Wockhardt argues that Lilly's production is “not usable” because it lacks date, OCR, and custodian information. [Docket No. 211 at 14.] Wockhardt believes that of the 257,408 documents produced by Lilly, 60,000 (23%) lack date information, 50,000 (19%) lack custodian information, and 3,000 (1%) lack OCR. [Docket No. 211 at 4, 13.] Lilly disagrees with Wockhardt's numbers and believes that about 30,000 lack date information, 200 lack custodian information, and 3,000 lack OCR. [Docket No. 232 at 12–13.] Wockhardt suggests that the discrepancy in dated documents may be because Lilly did not add date metadata where the date was stated on the face of the documents. [Docket No. 242 at 14.] Wockhardt requests that Lilly revise its production to add date metadata where the date is stated on the face of documents, and Wockhardt wants Lilly to provide it with disks containing the missing custodian information. [Id.

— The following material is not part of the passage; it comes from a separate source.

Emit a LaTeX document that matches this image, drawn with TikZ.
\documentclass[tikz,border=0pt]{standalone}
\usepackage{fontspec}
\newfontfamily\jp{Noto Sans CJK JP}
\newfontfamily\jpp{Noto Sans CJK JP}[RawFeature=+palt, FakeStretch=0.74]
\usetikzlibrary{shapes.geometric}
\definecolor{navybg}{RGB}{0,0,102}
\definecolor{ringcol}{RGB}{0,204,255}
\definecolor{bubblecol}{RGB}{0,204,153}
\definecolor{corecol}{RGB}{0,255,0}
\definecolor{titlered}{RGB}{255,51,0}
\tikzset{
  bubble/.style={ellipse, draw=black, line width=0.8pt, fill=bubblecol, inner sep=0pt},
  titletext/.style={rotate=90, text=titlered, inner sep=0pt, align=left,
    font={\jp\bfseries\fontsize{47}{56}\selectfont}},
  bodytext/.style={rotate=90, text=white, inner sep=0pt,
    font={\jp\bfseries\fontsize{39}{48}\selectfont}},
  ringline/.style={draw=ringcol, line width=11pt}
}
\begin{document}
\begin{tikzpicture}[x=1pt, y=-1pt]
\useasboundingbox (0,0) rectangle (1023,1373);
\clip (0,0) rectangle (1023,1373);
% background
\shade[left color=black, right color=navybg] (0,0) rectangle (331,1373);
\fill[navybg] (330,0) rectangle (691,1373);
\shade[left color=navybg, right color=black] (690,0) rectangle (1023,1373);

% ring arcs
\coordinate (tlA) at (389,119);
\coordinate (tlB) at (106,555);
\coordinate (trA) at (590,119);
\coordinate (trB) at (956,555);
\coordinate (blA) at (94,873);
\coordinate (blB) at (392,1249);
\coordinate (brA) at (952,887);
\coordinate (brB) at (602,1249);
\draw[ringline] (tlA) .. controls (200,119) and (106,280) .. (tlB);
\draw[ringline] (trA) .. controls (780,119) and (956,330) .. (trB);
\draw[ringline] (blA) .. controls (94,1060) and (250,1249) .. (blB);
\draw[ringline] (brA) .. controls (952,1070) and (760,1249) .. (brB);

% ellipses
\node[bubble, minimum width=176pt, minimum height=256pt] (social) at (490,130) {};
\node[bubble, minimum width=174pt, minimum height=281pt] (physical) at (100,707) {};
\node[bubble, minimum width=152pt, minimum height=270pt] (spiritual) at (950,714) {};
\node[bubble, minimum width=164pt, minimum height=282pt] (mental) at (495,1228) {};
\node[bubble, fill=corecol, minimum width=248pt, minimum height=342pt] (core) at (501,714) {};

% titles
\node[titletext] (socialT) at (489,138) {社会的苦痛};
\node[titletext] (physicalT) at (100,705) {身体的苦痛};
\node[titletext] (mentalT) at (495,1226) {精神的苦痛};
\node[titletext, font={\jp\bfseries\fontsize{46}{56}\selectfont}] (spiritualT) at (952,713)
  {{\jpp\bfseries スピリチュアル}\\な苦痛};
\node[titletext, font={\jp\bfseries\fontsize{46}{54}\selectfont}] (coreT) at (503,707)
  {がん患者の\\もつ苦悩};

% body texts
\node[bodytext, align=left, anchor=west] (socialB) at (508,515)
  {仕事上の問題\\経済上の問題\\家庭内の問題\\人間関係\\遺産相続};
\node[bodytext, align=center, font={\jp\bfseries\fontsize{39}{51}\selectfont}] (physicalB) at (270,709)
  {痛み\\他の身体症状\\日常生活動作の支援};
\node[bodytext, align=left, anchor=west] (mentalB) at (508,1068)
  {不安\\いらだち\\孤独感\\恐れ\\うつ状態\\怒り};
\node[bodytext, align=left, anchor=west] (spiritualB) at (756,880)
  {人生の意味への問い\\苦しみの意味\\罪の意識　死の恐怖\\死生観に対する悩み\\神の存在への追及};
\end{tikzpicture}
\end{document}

*5 The parties agreed to produce date, custodian, and OCR metadata “to the extent and in the form such information exists.” [Docket No. 233, Exs. 6–7.] Lilly has produced date information to the extent and in the form that it currently exists. The Court will not require Lilly to revise its production to add metadata that does not already exist. However, Lilly shall provide custodian information to Wockhardt for the approximately 49,800 documents that Wockhardt believes lack custodian information. As far as OCR information, Lilly asserts that it has produced everything available [Docket No. 232 at 13], and it is not unreasonable that 1% of Lilly's production—presumably handwritten documents—would lack OCR information. The Court therefore denies Wockhardt's motion to compel additional OCR information. Lilly must supplement its metadata production within fourteen days of this order.
4. Extension of time
Finally, the Court grants in part Wockhardt's request for extension of the liability discovery deadline. The Court previously extended the deadline from May 31, 2010, to June 30, 2010, and noted that it would revisit this deadline after ruling on the pending motions. Given the time taken to brief and resolve the pending motions, further extension of the fact discovery deadline is reasonable. The Court therefore extends the liability discovery deadline to August 31, 2010.
For these reasons, the Court grants Wockhardt's motion for leave to file an amended answer and counterclaims. [Docket No. 208.] Wockhardt's Second Amended Answer and Counterclaims [Docket No. 208, Ex. A] shall be deemed filed as of the date of this order.
*7 The Court grants in part Wockhardt's motion to compel. [Docket No. 210.] Within fourteen days, Lilly shall provide Wockhardt with an index to its production, supplement its date and custodian metadata, and provide Wockhardt with the specific categories of documents set out above. Additionally, the Court extends the liability discovery deadline until August 31, 2010.
Finally, the Court grants in part Wockhardt's supplemental motion to compel. [Docket No. 222.] Lilly shall respond to Wockhardt's requests for admission nos. 1–8 within seven days of this order.